* Given request
Find each line that has the string "script" and give the total, with nothing else.

* The input
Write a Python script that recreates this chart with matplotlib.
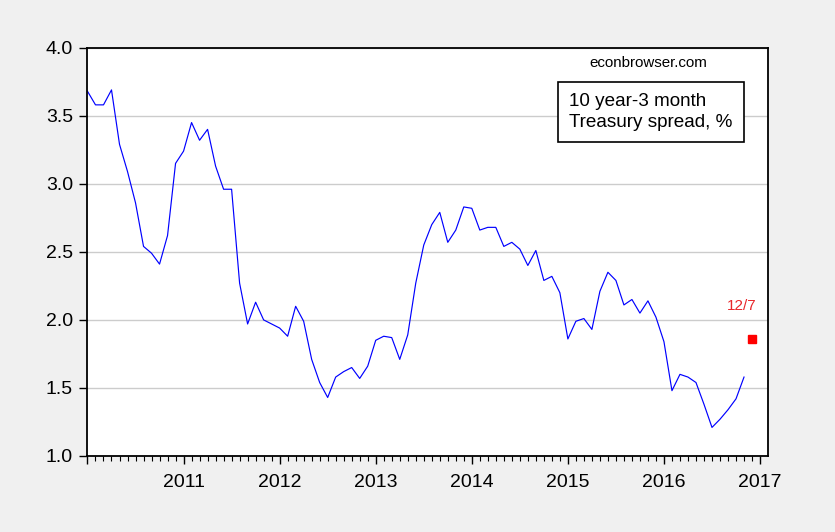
import matplotlib
matplotlib.use("Agg")
import matplotlib.pyplot as plt
from matplotlib.ticker import FixedLocator
import numpy as np

plt.rcParams['font.family'] = ['Liberation Sans', 'DejaVu Sans']

# Monthly 10 year - 3 month Treasury spread, Jan 2010 - Nov 2016
start_year = 2010
spread = [3.68, 3.58, 3.58, 3.69, 3.29, 3.09, 2.86, 2.54, 2.49, 2.41, 2.62, 3.15,
          3.24, 3.45, 3.32, 3.40, 3.13, 2.96, 2.96, 2.27, 1.97, 2.13, 2.00, 1.97,
          1.94, 1.88, 2.10, 1.99, 1.71, 1.54, 1.43, 1.58, 1.62, 1.65, 1.57, 1.66,
          1.85, 1.88, 1.87, 1.71, 1.89, 2.27, 2.55, 2.70, 2.79, 2.57, 2.66, 2.83,
          2.82, 2.66, 2.68, 2.68, 2.54, 2.57, 2.52, 2.40, 2.51, 2.29, 2.32, 2.20,
          1.86, 1.99, 2.01, 1.93, 2.21, 2.35, 2.29, 2.11, 2.15, 2.05, 2.14, 2.02,
          1.84, 1.48, 1.60, 1.58, 1.54, 1.38, 1.21, 1.27, 1.34, 1.42, 1.58]
# Daily point for 12/7 (2016)
point_month_index = 83
point_value = 1.86
point_label = "12/7"
point_label_y = 2.10

year_labels = ["", "2011", "2012", "2013", "2014", "2015", "2016", "2017"]
year_ticks = [2010, 2011, 2012, 2013, 2014, 2015, 2016, 2017]
y_ticks = [1.0, 1.5, 2.0, 2.5, 3.0, 3.5, 4.0]

x = start_year + np.arange(len(spread)) / 12.0
px = start_year + point_month_index / 12.0

fig = plt.figure(figsize=(8.35, 5.32), dpi=100, facecolor='#f0f0f0')
L, R, T, B = 87, 768, 47.7, 456
ax = fig.add_axes([L/835, 1 - B/532, (R-L)/835, (B-T)/532])
ax.set_facecolor('white')

ax.plot(x, spread, color='#0000ff', lw=0.85)
ax.plot([px], [point_value], marker='s', color='#ff0000', ms=5.2, ls='none')
ax.annotate(point_label, xy=(px, point_label_y), xytext=(-7.5, 0),
            textcoords='offset points', color='#e8262a', fontsize=11,
            ha='center', va='center')

ax.set_xlim(2010 - 0.005, 2017 + 0.083)
ax.set_ylim(1.0, 4.0)
ax.set_yticks(y_ticks)
ax.set_yticklabels([f"{v:.1f}" for v in y_ticks])
ax.set_xticks(year_ticks)
ax.set_xticklabels(year_labels)
ax.xaxis.set_minor_locator(FixedLocator(start_year + np.arange(0, 86) / 12.0))

ax.grid(axis='y', color='#cccccc', lw=1.0)
ax.set_axisbelow(True)

for s in ax.spines.values():
    s.set_color('black')
    s.set_linewidth(1.3)

ax.tick_params(axis='y', direction='out', length=6, width=1.0, labelsize=14, pad=4)
ax.tick_params(axis='x', which='major', direction='out', length=6, width=1.0,
               labelsize=14, pad=7)
ax.tick_params(axis='x', which='minor', direction='out', length=3.6, width=0.8)

ax.text((648-L)/(R-L), (B-63)/(B-T), "econbrowser.com",
        transform=ax.transAxes, fontsize=10.9, ha='center', va='center')

ax.text((569-L)/(R-L), (B-112)/(B-T), "10 year-3 month\nTreasury spread, %",
        transform=ax.transAxes, fontsize=13.6, ha='left', va='center',
        linespacing=1.3,
        bbox=dict(boxstyle='square,pad=0.6', facecolor='white', edgecolor='black', lw=1.2))

fig.savefig("out.png", dpi=100, facecolor=fig.get_facecolor())
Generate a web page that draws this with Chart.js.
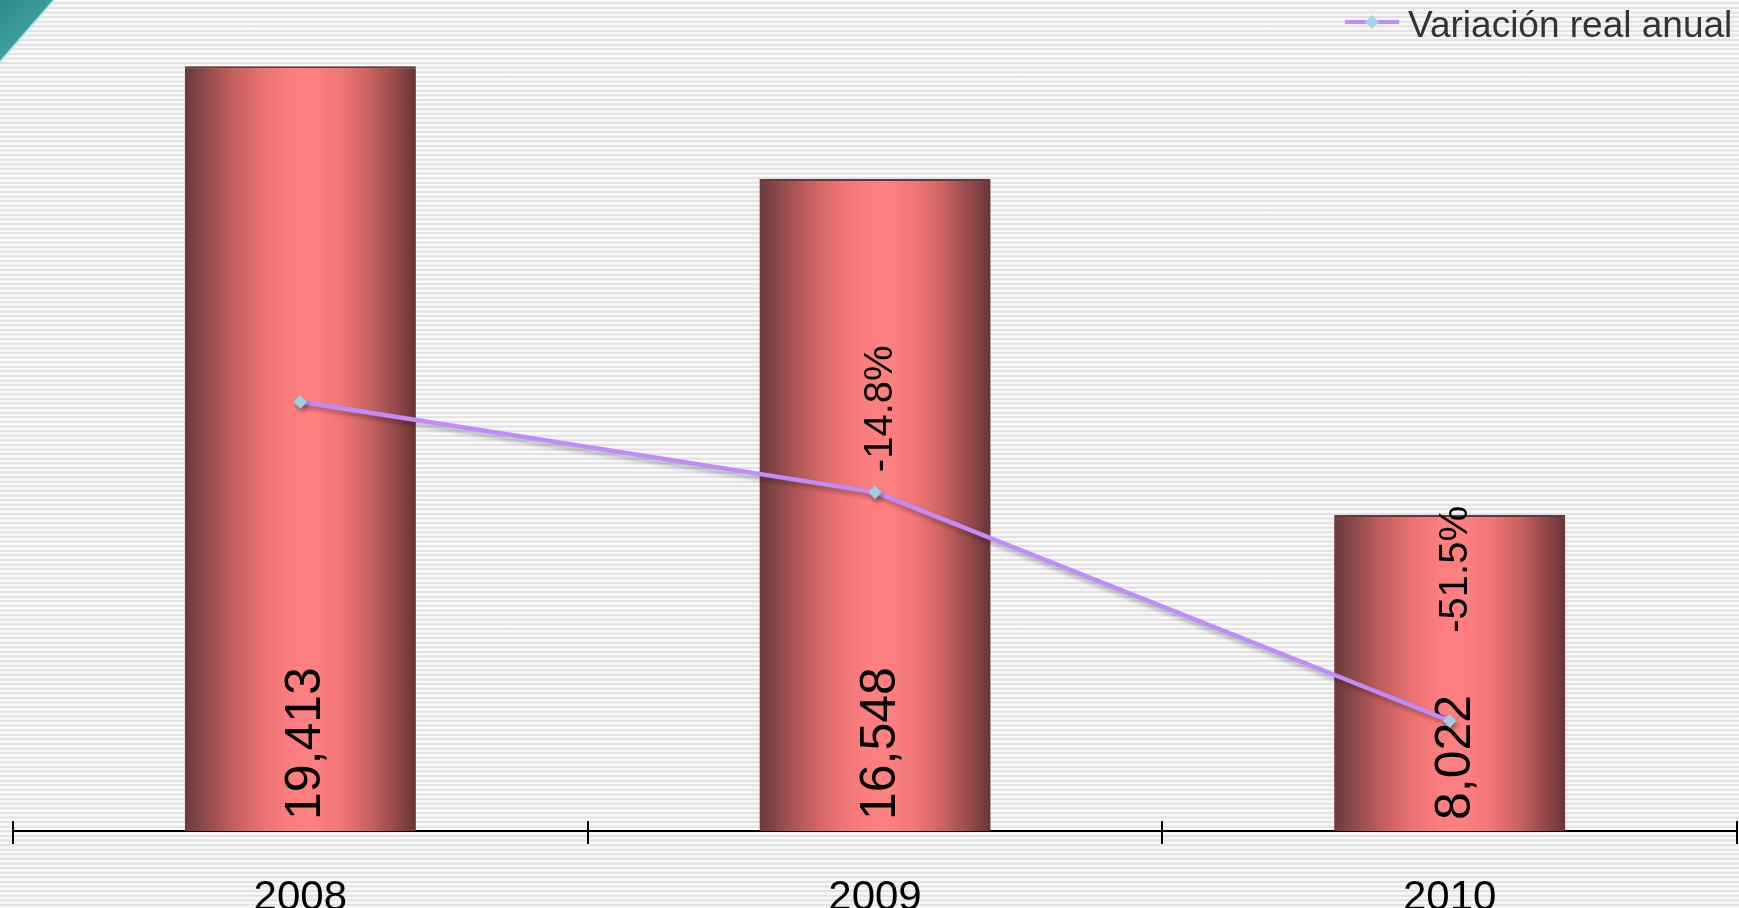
<!DOCTYPE html>
<html>
<head>
<meta charset="utf-8">
<script src="https://cdn.jsdelivr.net/npm/chart.js@4.4.0/dist/chart.umd.min.js"></script>
<style>
  html, body { margin: 0; padding: 0; width: 1739px; height: 908px; overflow: hidden; }
  body {
    background: repeating-linear-gradient(to bottom, #f8f8f8 0px, #f8f8f8 2px, #e2e2e2 2.6px, #e2e2e2 4px, #f8f8f8 4.6px);
  }
  #wrap { position: relative; width: 1739px; height: 908px; }
  canvas { display: block; }
</style>
</head>
<body>
<div id="wrap"><canvas id="c" width="1739" height="908"></canvas></div>
<script>
// ---- Data ----
const categories = ['2008', '2009', '2010'];
const montos = [19413, 16548, 8022];
const variacion = [-0.3, -14.8, -51.5];
const variacionLabels = ['', '-14.8%', '-51.5%'];
const seriesName = 'Variación real anual';

// ---- Styling constants ----
const FONT = '"Liberation Sans", Arial, Helvetica, sans-serif';
const BAR_FRAC = 0.402;
const LINE_COLOR = '#c08cf8';
const POINT_COLOR = '#a8d3ee';

function barGradient(ctx) {
  const chart = ctx.chart;
  const xs = chart.scales && chart.scales.x;
  if (!xs || ctx.type !== 'data' || !xs.width) return '#f07474';
  const cx = xs.getPixelForValue(ctx.dataIndex);
  const half = xs.width / categories.length * BAR_FRAC / 2;
  const g = chart.ctx.createLinearGradient(cx - half, 0, cx + half, 0);
  g.addColorStop(0.00, '#6c3a3a');
  g.addColorStop(0.07, '#864747');
  g.addColorStop(0.20, '#c05d5d');
  g.addColorStop(0.33, '#e87171');
  g.addColorStop(0.46, '#fd7e7e');
  g.addColorStop(0.56, '#ff8080');
  g.addColorStop(0.68, '#f07575');
  g.addColorStop(0.80, '#c96262');
  g.addColorStop(0.91, '#94494b');
  g.addColorStop(1.00, '#693535');
  return g;
}

const decorPlugin = {
  id: 'decor',
  beforeDraw(chart) {
    const ctx = chart.ctx;
    ctx.save();
    const g = ctx.createLinearGradient(0, 0, 40, 45);
    g.addColorStop(0, '#2c8a8a');
    g.addColorStop(0.7, '#3c9e9e');
    g.addColorStop(1, '#58b4b2');
    ctx.beginPath();
    ctx.moveTo(0, 0);
    ctx.lineTo(54, 0);
    ctx.lineTo(0, 62);
    ctx.closePath();
    ctx.fillStyle = g;
    ctx.fill();
    ctx.beginPath();
    ctx.moveTo(54, 0);
    ctx.lineTo(0, 62);
    ctx.strokeStyle = 'rgba(190,240,238,0.8)';
    ctx.lineWidth = 2;
    ctx.stroke();
    ctx.restore();
  },
  beforeDatasetDraw(chart, args) {
    const ctx = chart.ctx;
    ctx.save();
    if (args.index === 0) {
      ctx.shadowColor = 'rgba(0,0,0,0.35)';
      ctx.shadowBlur = 6;
      ctx.shadowOffsetX = 4;
      ctx.shadowOffsetY = 2;
    } else {
      ctx.shadowColor = 'rgba(0,0,0,0.28)';
      ctx.shadowBlur = 4;
      ctx.shadowOffsetX = 2;
      ctx.shadowOffsetY = 4;
    }
  },
  afterDatasetDraw(chart, args) {
    const ctx = chart.ctx;
    ctx.restore();
    if (args.index === 0) {
      const meta = args.meta;
      const base = chart.scales.y.getPixelForValue(0);
      ctx.save();
      ctx.font = '50px ' + FONT;
      ctx.fillStyle = '#000';
      ctx.textAlign = 'left';
      ctx.textBaseline = 'alphabetic';
      meta.data.forEach((el, i) => {
        const txt = montos[i].toLocaleString('en-US');
        ctx.save();
        ctx.translate(el.x + 2 + 18, base - 11);
        ctx.rotate(-Math.PI / 2);
        ctx.fillText(txt, 0, 0);
        ctx.restore();
      });
      ctx.restore();
    }
  },
  afterDatasetsDraw(chart, args, opts) {
    const ctx = chart.ctx;
    const meta = chart.getDatasetMeta(1);
    ctx.save();
    ctx.font = '40px ' + FONT;
    ctx.fillStyle = '#000';
    ctx.textAlign = 'left';
    ctx.textBaseline = 'alphabetic';
    meta.data.forEach((pt, i) => {
      const txt = variacionLabels[i];
      if (!txt) return;
      ctx.save();
      ctx.translate(pt.x + 3 + 14, pt.y - opts.pctOffsets[i]);
      ctx.rotate(-Math.PI / 2);
      ctx.fillText(txt, 0, 0);
      ctx.restore();
    });
    ctx.restore();

    // x-axis tick marks at category boundaries (above and below the axis)
    const xs = chart.scales.x;
    ctx.save();
    ctx.strokeStyle = '#000';
    ctx.lineWidth = 2;
    for (let i = 0; i <= categories.length; i++) {
      let x = Math.round(xs.getPixelForValue(i - 0.5));
      ctx.beginPath();
      ctx.moveTo(x, xs.top - 10);
      ctx.lineTo(x, xs.top + 13);
      ctx.stroke();
    }
    ctx.restore();

    // legend (top right)
    ctx.save();
    const ly = 22;
    ctx.strokeStyle = LINE_COLOR;
    ctx.lineWidth = 4;
    ctx.beginPath();
    ctx.moveTo(1345, ly);
    ctx.lineTo(1399, ly);
    ctx.stroke();
    ctx.fillStyle = POINT_COLOR;
    ctx.beginPath();
    ctx.moveTo(1372, ly - 7);
    ctx.lineTo(1379, ly);
    ctx.lineTo(1372, ly + 7);
    ctx.lineTo(1365, ly);
    ctx.closePath();
    ctx.fill();
    ctx.font = '37px ' + FONT;
    ctx.fillStyle = '#333333';
    ctx.textAlign = 'left';
    ctx.textBaseline = 'alphabetic';
    ctx.fillText(seriesName, 1408, 37);
    ctx.restore();
  }
};

new Chart(document.getElementById('c'), {
  type: 'bar',
  data: {
    labels: categories,
    datasets: [
      {
        type: 'bar',
        label: 'Monto',
        data: montos,
        yAxisID: 'y',
        backgroundColor: barGradient,
        borderColor: '#6e3a3a',
        borderWidth: { top: 2, left: 0, right: 0, bottom: 0 },
        borderSkipped: false,
        categoryPercentage: 1.0,
        barPercentage: BAR_FRAC,
        order: 1
      },
      {
        type: 'line',
        label: seriesName,
        data: variacion,
        yAxisID: 'y1',
        borderColor: LINE_COLOR,
        borderWidth: 4.5,
        tension: 0,
        pointStyle: 'rectRot',
        pointRadius: 6.5,
        pointBackgroundColor: POINT_COLOR,
        pointBorderColor: '#93c3e3',
        pointBorderWidth: 1,
        order: 0
      }
    ]
  },
  options: {
    responsive: false,
    animation: false,
    devicePixelRatio: 1,
    layout: { autoPadding: false, padding: { top: 43, left: 13, right: 2, bottom: 0 } },
    plugins: {
      legend: { display: false },
      tooltip: { enabled: false },
      decor: { pctOffsets: [0, 20, 88] }
    },
    scales: {
      x: {
        offset: true,
        grid: { display: false },
        border: { display: true, color: '#000', width: 2 },
        ticks: {
          color: '#000',
          font: { family: FONT, size: 42 },
          padding: 34,
          maxRotation: 0,
          autoSkip: false
        },
        afterFit(scale) { scale.height = 77; }
      },
      y: {
        display: false,
        min: 0,
        max: 20000
      },
      y1: {
        display: false,
        position: 'right',
        min: -69.2,
        max: 57.3
      }
    }
  },
  plugins: [decorPlugin]
});
</script>
</body>
</html>
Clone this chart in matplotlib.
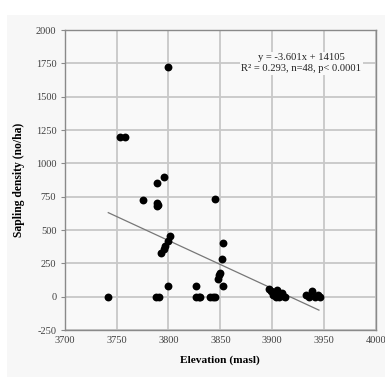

* Right answer
4